Wednesday, April 16, 2008

Stunning.

I'm not certain I agree that Iraq was the right pot to break, being that Iran out of the equation and Saddam still in power doesn't necessarily look too bad on paper, but we'll never know and there's no sense crying about it now. Here's my question.

Barring someone in the State Department stealing the ideas of a constitutional monarchy from Titus, would the separation of Iraq into three independent states destabilize the region to a point of hopeless chaos?

As Titus stated in the last post, there was no Iraq prior to the 1920s. Sahib in Basra and Ahmed in Fahlousha (ouch, I know) can't thump their chests and cry "Iraq!" in the same sense as some yahoo next door in Iran. A Sunni, Shi'ite and Khurdish state does three things.

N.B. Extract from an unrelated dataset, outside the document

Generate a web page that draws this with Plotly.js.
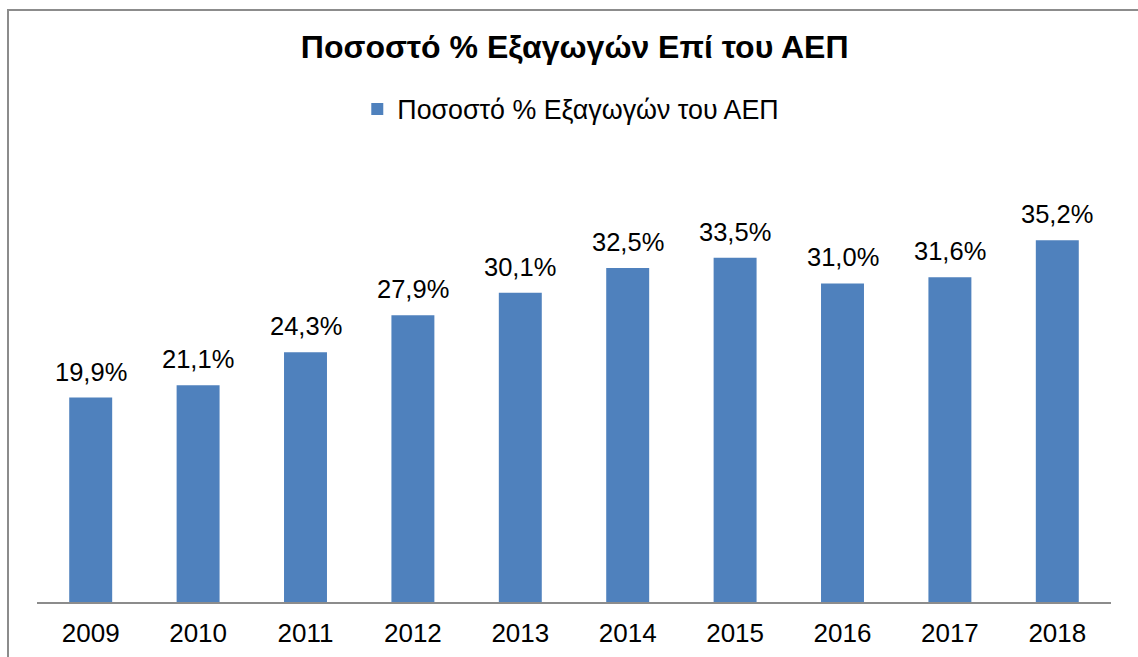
<!DOCTYPE html>
<html>
<head>
<meta charset="utf-8">
<script src="https://cdn.plot.ly/plotly-3.0.1.min.js"></script>
<style>
html,body{margin:0;padding:0;background:#fff;}
#wrap{position:relative;width:1138px;height:657px;overflow:hidden;}
#chart{position:absolute;left:0;top:0;width:1138px;height:657px;}
#frame{position:absolute;left:7px;top:9px;width:1200px;height:700px;border-left:2px solid #8c8c8c;border-top:2px solid #8c8c8c;pointer-events:none;}
</style>
</head>
<body>
<div id="wrap"><div id="chart"></div><div id="frame"></div></div>
<script>
const years = ['2009','2010','2011','2012','2013','2014','2015','2016','2017','2018'];
const shares = [19.9, 21.1, 24.3, 27.9, 30.1, 32.5, 33.5, 31.0, 31.6, 35.2];
const seriesName = 'Ποσοστό % Εξαγωγών του ΑΕΠ';
const chartTitle = 'Ποσοστό % Εξαγωγών Επί του ΑΕΠ';

const fontFam = 'Liberation Sans, Arial, sans-serif';

const trace = {
  type: 'bar',
  x: years,
  y: shares,
  name: seriesName,
  marker: {color: '#4F81BD'},
  hoverinfo: 'none'
};

// label for each bar, placed at the category index on the category axis
const labels = years.map((yr, i) => ({
  x: i,
  y: shares[i],
  xref: 'x',
  yref: 'y',
  text: shares[i].toFixed(1).replace('.', ',') + '%',
  showarrow: false,
  xanchor: 'center',
  yanchor: 'bottom',
  yshift: 10,
  font: {family: fontFam, size: 25.5, color: '#000'}
}));

const layout = {
  width: 1138,
  height: 657,
  separators: ',.',
  paper_bgcolor: 'rgba(0,0,0,0)',
  plot_bgcolor: 'rgba(0,0,0,0)',
  margin: {l: 37, r: 27, t: 191, b: 55},
  bargap: 0.6,
  showlegend: true,
  annotations: labels,
  title: {
    text: '<b>' + chartTitle + '</b>',
    font: {family: fontFam, size: 32, color: '#000'},
    x: 0.505, xanchor: 'center',
    y: 1 - 47/657, yanchor: 'middle'
  },
  legend: {
    orientation: 'h',
    x: 0.497, xanchor: 'center',
    y: 1 + (191 - 109)/411, yanchor: 'middle',
    font: {family: fontFam, size: 26.8, color: '#000'},
    itemwidth: 30,
    bgcolor: 'rgba(0,0,0,0)'
  },
  xaxis: {
    type: 'category',
    categoryorder: 'array',
    categoryarray: years,
    range: [-0.5, years.length - 0.5],
    showgrid: false,
    showline: true,
    linecolor: '#8c8c8c',
    linewidth: 2,
    ticks: 'outside',
    ticklen: 7,
    tickcolor: 'rgba(0,0,0,0)',
    tickfont: {family: fontFam, size: 26, color: '#000'},
    zeroline: false
  },
  yaxis: {
    range: [0, 40],
    visible: false,
    showgrid: false,
    zeroline: false
  }
};

Plotly.newPlot('chart', [trace], layout, {displayModeBar: false, staticPlot: true});
</script>
</body>
</html>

1) Eliminates sectarian violence in the sense of Sunni vs. Shi'a within neighborhoods.
2) Eliminates the impossible task of creating a government with a Shi'a majority and a Sunni minority in a society built on tribal, or family loyalties.
3) Gives an organized, supervised structure to a procedure that history has shown us time and time again is inevitable. (Ruwanda, Yugoslavia, Armenia, Pakistan, the list goes on)

Now, I'm not glossing over the catastrophic diplomatic failure this would be. For instance,

1) Sectarian violence is replaced by the inevitable ethnic cleansing that 100,000 UN troops would be hard pressed to stop.
2) Turkey would go bonkers. No two ways about it.
3) The fracture of the Iraqi state permanently erases Iraq as a counter to Iran's bid for regional hegemony. (This is the big one.)

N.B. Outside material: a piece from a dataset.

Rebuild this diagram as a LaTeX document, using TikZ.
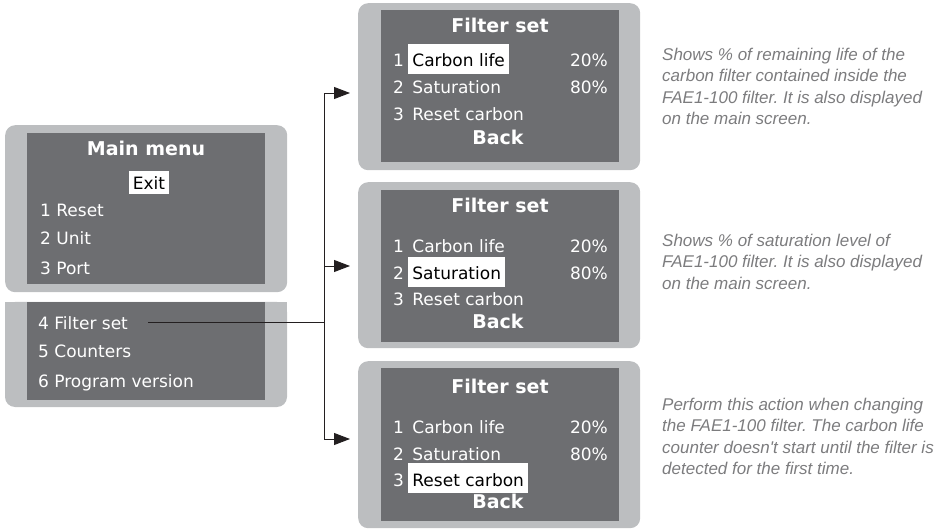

I'm not saying we should cut and run. I'm not saying we can't rebuild a state in Iraq. I AM saying that without a facist dictator, holding that nation together is going to be next to impossible.

Once again, it's not my intention to sound defeatist. I have a very deep fear of sectarian violence morphing into flat out ethnic cleansing genocide. Separating the groups into their own states could stop that crisis before it begins. Is it worth it?